Today I am going to build upon the thoughts of Mark C. Taylor – who said that over the last century there has been a general correlation between forms of capitalism and architectural styles: Industrial capitalism had Modern architecture, Consumer capitalism had Postmodern architecture and Financial capitalism has (or had) Specular / Speculative architecture.

He was not the first to divide up capitalism into these three phases. At the end of the last millennium, the 'Great Man' of economics J.K Galbraith wrote extensively about the shift that was taking place. In one of his last works, entitled 'The Economics of Innocent Fraud', he pointed out how far we had come since the early days, when the economy was driven by actual capitalists – individuals with money who controlled the means of production.

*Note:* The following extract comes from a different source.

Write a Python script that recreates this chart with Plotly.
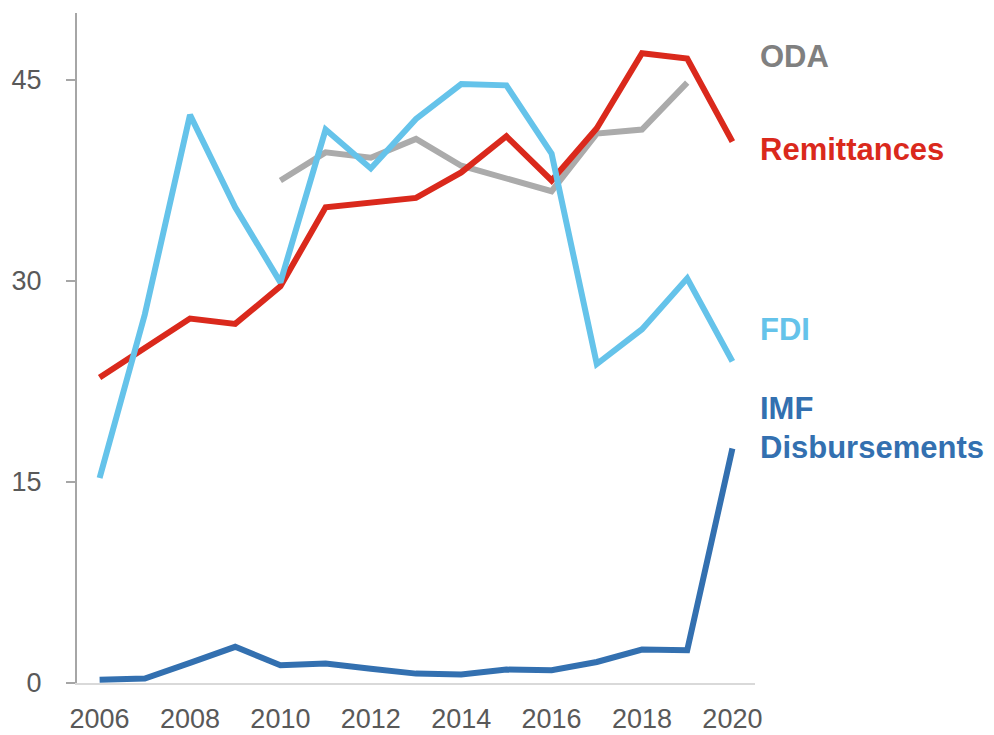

Over time the cost of manufacturing goods fell, and subsequently so too did their value. Maintaining a dominant position in the market by simply controlling the production of something became increasingly difficult (and I am not really even referring to the activities that prompted legislation specifically targeted at breaking monopolies). So the impetus of the leading economies naturally shifted from the people who made the most to the people who sold the most. Above all were valued those individuals who could turn a superfluous luxury into a perceived necessity.

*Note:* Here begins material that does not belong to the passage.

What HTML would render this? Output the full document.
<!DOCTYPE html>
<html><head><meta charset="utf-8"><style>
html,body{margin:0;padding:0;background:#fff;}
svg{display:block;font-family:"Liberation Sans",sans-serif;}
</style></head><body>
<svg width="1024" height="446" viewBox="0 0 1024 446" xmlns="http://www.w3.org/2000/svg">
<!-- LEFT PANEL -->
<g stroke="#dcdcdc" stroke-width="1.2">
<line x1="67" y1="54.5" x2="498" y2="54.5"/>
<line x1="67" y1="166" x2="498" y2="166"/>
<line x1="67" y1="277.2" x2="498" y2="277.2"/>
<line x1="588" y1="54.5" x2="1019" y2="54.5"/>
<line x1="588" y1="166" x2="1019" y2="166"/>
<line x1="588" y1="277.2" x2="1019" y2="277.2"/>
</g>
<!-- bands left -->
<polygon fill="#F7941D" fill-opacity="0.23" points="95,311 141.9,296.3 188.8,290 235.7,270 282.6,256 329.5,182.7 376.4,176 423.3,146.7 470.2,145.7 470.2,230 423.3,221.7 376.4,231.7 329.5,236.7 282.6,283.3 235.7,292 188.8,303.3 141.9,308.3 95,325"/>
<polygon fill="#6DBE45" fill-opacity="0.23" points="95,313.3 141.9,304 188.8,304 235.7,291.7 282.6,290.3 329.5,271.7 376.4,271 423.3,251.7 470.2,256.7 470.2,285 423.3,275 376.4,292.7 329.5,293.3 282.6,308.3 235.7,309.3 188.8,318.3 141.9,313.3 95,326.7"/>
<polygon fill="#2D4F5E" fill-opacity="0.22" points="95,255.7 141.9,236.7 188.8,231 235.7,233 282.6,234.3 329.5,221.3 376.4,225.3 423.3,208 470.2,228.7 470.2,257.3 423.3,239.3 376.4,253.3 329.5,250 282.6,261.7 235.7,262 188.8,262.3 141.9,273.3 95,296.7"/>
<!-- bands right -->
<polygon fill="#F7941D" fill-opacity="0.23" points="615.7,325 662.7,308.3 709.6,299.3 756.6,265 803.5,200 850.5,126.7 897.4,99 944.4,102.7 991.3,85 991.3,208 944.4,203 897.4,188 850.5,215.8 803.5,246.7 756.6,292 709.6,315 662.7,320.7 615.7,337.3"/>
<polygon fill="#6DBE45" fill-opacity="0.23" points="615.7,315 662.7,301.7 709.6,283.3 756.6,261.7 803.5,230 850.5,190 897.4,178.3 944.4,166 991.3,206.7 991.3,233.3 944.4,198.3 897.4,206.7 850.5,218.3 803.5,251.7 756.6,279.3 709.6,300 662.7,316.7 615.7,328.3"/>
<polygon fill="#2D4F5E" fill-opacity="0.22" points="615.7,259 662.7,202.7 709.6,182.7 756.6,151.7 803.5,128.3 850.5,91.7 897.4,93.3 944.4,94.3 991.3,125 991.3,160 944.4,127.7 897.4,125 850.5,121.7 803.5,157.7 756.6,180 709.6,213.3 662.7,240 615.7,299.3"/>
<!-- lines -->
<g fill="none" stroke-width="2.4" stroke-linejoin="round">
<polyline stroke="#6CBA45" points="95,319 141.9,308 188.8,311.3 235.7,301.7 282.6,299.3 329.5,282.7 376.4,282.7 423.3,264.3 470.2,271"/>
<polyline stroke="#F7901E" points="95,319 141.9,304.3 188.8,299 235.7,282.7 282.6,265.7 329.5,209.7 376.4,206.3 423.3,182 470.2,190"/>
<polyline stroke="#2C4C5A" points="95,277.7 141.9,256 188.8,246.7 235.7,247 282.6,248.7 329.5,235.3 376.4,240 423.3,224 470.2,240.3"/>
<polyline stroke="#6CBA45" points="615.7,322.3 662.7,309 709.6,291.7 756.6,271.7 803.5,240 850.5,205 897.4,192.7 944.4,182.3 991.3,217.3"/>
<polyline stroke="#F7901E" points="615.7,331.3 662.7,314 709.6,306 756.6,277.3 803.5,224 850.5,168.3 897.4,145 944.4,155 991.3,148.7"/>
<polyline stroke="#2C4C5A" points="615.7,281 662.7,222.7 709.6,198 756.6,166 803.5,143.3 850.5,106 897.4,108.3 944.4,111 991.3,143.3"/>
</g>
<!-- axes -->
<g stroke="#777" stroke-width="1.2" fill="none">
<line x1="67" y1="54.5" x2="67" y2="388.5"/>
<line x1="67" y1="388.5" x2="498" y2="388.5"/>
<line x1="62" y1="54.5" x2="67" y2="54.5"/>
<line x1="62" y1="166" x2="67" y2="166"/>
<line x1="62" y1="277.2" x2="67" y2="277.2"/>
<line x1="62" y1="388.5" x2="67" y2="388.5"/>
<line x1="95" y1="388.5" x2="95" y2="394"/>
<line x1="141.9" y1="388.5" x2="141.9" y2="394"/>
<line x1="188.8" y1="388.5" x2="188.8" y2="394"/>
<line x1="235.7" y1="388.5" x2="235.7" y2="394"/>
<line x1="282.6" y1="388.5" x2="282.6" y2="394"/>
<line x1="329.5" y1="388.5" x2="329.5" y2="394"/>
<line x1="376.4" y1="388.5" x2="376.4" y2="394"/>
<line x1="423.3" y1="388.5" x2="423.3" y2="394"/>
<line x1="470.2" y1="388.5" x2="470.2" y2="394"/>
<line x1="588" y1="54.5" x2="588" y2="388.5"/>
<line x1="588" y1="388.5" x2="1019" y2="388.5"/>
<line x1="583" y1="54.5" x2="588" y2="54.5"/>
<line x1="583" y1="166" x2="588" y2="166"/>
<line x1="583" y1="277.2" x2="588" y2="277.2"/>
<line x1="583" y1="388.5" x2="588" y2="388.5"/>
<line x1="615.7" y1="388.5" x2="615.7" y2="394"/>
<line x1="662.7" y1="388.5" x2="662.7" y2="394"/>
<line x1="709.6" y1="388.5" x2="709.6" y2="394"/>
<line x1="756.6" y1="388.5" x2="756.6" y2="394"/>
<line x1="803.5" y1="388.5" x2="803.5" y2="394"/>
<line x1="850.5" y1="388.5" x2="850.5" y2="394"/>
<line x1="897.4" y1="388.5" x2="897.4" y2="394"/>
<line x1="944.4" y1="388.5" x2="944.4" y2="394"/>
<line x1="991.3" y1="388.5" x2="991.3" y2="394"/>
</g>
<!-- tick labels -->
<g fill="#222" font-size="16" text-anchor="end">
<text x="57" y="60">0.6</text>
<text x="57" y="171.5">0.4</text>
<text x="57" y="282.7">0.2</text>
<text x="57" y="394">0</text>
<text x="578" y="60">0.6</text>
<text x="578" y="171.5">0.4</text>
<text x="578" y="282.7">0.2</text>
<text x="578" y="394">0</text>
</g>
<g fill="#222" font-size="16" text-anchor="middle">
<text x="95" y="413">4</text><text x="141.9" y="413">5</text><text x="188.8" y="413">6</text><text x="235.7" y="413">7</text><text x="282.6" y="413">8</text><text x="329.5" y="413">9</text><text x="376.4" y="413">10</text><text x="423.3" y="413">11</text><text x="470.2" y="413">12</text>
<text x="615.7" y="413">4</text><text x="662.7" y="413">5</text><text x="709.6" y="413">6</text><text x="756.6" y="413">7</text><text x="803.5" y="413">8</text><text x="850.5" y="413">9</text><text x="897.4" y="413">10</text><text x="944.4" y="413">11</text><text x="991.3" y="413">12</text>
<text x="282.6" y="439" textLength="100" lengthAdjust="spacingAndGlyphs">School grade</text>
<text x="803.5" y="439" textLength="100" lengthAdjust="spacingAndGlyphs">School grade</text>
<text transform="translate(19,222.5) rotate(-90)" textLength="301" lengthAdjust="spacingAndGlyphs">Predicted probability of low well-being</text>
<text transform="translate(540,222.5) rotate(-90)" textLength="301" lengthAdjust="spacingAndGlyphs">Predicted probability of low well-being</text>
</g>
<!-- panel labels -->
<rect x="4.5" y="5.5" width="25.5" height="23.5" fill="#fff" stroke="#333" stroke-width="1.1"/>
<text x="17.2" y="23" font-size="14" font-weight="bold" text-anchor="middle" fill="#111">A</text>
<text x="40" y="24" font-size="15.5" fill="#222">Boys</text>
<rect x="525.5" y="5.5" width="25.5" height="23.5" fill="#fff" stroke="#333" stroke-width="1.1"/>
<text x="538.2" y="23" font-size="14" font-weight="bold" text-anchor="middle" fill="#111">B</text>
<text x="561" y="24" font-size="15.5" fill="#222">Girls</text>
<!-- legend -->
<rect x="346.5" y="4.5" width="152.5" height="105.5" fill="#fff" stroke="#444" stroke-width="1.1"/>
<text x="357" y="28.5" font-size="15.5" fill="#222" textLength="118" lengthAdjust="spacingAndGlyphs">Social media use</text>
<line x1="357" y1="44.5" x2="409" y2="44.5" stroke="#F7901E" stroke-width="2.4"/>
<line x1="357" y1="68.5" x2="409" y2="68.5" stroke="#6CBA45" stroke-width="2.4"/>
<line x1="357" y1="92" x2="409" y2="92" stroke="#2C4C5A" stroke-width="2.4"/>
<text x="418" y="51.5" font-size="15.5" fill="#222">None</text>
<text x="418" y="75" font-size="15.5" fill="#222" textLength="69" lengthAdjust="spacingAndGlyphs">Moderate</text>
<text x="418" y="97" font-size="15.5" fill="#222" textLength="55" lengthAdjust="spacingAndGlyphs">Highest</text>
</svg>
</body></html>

But with the global unification of markets, the digitisation of trading, and the new era of instant communications between financial institutions, it suddenly became possible to speculate in radically new ways. Money was capable of making lots more money, loans backed by securities that themselves were backed by other loans. And the market grew, and everyone won, and (almost) no one thought it would ever end.
And so when Fannie Mae went A-over-T, and kicked off all this business, it came as a bit of a shock.

So I think Taylor is drawing a fair, even predictable, comparison between architectural styles and the economic factors that produced them: the machine and industrial aesthetic of Modernism stemming from the factories and silos; the cultural critiques and pastiche styles of Postmodernism likewise finding their root in an increasingly global society absolutely saturated by the advertisement.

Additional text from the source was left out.